** START **

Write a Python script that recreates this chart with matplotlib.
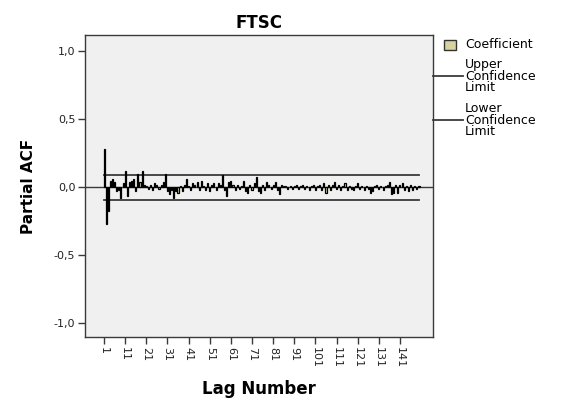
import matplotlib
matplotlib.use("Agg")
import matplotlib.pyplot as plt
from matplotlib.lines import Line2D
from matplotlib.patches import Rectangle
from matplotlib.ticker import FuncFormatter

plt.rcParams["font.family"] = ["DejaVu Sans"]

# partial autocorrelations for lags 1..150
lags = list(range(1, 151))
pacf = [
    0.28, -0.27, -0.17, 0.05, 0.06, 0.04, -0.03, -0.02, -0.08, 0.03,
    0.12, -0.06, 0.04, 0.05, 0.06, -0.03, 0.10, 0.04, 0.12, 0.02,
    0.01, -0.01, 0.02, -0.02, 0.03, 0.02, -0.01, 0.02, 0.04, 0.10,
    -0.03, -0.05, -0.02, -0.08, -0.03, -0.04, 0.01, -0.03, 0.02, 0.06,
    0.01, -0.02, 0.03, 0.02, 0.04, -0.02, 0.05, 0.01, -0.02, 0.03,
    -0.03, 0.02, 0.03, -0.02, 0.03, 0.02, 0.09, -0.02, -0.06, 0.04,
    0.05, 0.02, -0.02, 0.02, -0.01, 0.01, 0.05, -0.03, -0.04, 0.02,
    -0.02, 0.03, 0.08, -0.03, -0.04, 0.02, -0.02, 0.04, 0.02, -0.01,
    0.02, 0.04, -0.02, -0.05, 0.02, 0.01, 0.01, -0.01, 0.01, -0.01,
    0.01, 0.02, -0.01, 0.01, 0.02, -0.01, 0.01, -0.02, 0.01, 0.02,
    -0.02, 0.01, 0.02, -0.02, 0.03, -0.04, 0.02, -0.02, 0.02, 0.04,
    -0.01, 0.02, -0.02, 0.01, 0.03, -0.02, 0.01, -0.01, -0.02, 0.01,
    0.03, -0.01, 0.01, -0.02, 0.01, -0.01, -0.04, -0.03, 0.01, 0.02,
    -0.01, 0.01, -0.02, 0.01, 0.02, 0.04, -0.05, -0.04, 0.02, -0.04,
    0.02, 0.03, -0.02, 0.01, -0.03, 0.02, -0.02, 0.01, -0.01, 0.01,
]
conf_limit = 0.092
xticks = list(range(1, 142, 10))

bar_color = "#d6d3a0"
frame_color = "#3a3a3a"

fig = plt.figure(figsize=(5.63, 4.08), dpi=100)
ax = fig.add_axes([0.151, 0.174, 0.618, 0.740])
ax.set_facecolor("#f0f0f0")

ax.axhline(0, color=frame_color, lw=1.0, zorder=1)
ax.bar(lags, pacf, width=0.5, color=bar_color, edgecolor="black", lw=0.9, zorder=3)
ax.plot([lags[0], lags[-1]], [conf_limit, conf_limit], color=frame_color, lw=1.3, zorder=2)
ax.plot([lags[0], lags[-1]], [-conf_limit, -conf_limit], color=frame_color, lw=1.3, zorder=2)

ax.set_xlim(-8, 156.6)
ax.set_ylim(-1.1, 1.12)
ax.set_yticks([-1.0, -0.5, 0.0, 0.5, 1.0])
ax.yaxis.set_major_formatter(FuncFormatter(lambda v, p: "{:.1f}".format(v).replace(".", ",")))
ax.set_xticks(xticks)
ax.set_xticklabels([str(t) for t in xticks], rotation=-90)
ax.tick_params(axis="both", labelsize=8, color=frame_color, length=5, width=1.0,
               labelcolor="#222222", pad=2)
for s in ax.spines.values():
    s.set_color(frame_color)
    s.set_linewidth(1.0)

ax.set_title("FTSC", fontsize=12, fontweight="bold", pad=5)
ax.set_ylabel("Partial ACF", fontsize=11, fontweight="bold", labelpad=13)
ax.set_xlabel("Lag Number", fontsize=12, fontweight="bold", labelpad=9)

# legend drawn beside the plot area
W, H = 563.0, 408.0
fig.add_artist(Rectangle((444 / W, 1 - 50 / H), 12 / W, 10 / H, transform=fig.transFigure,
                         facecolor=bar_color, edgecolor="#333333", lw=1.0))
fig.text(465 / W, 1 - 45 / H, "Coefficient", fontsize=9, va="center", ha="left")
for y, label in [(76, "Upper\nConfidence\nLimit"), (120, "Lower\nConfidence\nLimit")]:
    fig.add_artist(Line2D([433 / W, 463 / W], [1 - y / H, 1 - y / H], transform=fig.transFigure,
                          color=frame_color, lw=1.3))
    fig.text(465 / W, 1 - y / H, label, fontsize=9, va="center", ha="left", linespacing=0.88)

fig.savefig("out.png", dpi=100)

** END **

GIVEN INSTRUCTION: Give only the number of lines in the material above where the string "matplotlib" appears.

FINAL RESULT: 7